• What is expected: Copy every line, exactly and only, from the line containing "Emit a Python" to the line containing "y_ticks = [0.2, 0.4, 0.6, 0.8, 1.0]", both lines included.
----- Supplied data -----
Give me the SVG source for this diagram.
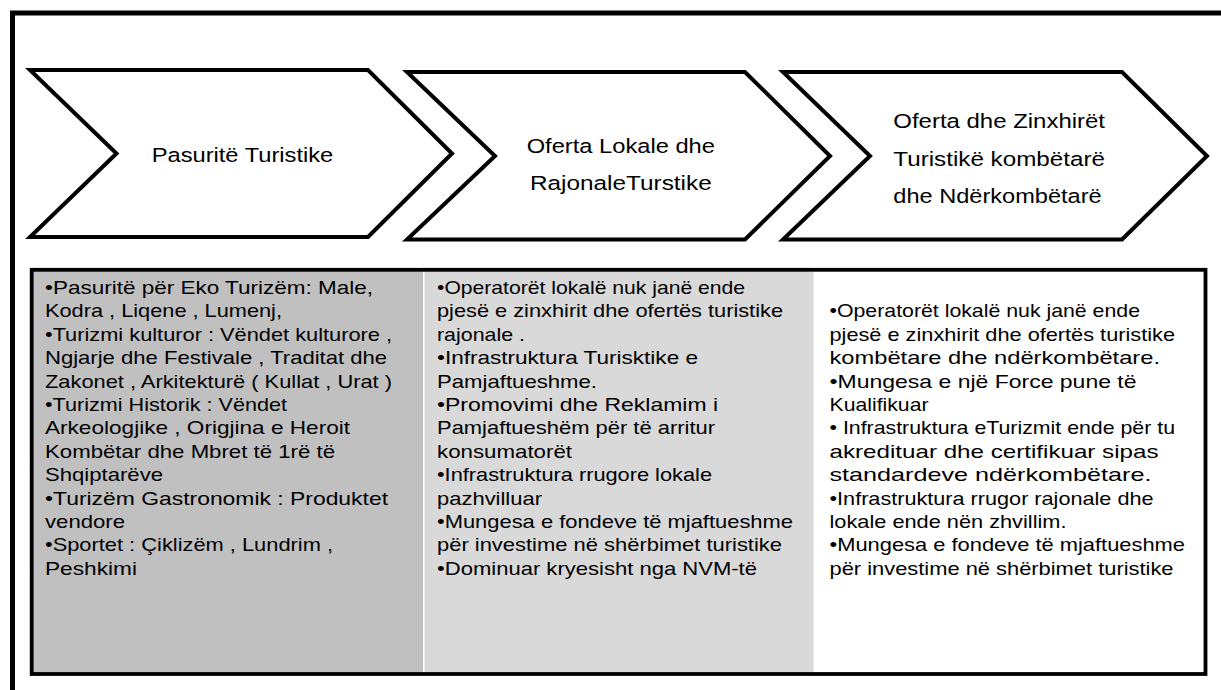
-----
----- Supplied data -----
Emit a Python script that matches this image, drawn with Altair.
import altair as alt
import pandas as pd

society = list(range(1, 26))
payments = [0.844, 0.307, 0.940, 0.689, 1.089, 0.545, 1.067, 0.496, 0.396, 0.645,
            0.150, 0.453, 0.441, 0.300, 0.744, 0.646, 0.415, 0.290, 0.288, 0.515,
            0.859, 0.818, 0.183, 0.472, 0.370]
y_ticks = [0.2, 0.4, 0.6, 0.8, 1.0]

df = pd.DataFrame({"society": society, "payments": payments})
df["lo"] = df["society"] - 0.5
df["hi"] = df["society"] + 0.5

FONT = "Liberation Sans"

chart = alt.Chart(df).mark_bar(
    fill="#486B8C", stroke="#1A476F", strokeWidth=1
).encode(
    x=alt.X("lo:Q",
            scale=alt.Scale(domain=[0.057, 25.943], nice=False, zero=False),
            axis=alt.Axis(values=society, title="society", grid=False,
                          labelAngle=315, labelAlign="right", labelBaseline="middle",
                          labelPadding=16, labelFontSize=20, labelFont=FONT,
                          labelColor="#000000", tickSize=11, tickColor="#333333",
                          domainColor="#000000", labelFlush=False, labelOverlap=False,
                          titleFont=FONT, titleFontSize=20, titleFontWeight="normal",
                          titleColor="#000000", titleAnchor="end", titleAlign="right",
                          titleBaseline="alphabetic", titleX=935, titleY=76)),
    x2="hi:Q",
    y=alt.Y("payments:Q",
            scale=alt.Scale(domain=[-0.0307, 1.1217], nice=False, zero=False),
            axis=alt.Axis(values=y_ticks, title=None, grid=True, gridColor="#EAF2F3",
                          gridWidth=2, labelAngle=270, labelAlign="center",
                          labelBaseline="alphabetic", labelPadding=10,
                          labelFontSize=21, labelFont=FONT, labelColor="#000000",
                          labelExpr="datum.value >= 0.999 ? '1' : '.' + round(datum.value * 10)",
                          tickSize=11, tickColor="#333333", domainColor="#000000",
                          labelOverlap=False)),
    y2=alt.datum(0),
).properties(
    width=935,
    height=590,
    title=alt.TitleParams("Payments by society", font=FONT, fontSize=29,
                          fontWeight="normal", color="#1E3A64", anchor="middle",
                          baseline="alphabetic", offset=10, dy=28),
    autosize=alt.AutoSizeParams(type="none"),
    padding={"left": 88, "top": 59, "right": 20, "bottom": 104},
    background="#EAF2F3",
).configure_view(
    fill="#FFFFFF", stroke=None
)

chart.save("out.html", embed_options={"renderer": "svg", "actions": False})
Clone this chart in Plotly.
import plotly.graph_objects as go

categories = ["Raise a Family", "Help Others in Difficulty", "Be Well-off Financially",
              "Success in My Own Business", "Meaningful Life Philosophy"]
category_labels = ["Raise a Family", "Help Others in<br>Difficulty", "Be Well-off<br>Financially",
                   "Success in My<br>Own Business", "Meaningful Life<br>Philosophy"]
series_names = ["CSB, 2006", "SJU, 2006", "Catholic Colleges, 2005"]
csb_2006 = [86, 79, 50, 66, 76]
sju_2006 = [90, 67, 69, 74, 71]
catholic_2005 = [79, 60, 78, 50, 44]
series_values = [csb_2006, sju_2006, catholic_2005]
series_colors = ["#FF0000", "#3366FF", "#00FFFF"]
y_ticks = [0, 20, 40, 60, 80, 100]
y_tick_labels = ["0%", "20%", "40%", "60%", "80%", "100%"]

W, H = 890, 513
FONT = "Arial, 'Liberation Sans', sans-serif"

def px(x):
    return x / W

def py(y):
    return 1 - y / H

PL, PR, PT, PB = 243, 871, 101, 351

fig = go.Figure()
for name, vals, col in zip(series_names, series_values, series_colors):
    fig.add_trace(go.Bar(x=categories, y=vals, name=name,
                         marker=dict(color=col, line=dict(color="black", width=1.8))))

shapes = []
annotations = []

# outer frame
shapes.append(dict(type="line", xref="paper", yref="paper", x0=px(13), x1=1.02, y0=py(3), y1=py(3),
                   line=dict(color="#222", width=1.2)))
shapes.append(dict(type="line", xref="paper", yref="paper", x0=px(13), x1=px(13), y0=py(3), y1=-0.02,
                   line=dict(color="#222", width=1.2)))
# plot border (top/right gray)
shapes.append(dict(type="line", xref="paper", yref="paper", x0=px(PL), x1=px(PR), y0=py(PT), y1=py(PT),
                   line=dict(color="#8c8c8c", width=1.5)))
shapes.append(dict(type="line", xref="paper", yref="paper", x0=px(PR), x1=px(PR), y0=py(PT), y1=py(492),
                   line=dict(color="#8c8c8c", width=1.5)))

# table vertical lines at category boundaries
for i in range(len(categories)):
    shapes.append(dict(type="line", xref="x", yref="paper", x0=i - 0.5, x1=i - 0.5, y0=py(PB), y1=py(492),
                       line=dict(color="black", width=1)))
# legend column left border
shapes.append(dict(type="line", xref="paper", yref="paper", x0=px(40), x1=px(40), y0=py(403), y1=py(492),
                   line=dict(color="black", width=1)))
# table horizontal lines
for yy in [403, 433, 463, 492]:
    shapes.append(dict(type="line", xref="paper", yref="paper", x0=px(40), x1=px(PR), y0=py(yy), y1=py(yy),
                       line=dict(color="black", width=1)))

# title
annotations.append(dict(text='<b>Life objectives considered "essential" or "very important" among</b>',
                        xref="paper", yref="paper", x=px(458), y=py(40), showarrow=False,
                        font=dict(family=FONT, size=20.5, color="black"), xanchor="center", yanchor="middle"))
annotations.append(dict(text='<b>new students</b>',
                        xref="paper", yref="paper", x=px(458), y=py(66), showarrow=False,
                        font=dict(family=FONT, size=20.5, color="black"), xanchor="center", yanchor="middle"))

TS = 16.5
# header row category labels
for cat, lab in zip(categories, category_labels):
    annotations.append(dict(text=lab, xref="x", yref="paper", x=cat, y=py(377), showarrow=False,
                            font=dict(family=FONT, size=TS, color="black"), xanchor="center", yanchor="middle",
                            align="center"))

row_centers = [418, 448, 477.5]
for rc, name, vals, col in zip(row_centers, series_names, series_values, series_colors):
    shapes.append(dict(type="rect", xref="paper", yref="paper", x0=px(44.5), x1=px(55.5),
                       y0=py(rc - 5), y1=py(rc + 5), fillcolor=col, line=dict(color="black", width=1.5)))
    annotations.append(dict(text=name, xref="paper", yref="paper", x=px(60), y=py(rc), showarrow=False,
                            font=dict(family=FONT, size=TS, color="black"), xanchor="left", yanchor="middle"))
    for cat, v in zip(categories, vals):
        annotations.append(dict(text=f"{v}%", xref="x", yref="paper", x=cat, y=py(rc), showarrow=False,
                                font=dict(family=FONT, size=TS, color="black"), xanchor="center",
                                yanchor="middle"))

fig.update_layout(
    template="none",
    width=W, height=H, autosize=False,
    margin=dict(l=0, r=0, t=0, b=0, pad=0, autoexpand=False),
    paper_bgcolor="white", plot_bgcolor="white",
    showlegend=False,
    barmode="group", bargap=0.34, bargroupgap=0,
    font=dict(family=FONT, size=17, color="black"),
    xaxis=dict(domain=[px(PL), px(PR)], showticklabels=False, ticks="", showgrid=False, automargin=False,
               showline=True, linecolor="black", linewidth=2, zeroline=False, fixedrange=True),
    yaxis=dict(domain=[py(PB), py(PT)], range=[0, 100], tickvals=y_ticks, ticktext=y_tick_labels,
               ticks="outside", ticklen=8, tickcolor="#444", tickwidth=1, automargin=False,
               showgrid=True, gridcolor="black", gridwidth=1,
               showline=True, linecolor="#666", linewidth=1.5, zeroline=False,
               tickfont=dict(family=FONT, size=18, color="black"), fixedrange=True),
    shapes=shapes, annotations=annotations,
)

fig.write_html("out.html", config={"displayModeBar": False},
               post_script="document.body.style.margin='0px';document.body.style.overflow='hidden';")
-----
• Exercise answer:
Emit a Python script that matches this image, drawn with Altair.
import altair as alt
import pandas as pd

society = list(range(1, 26))
payments = [0.844, 0.307, 0.940, 0.689, 1.089, 0.545, 1.067, 0.496, 0.396, 0.645,
            0.150, 0.453, 0.441, 0.300, 0.744, 0.646, 0.415, 0.290, 0.288, 0.515,
            0.859, 0.818, 0.183, 0.472, 0.370]
y_ticks = [0.2, 0.4, 0.6, 0.8, 1.0]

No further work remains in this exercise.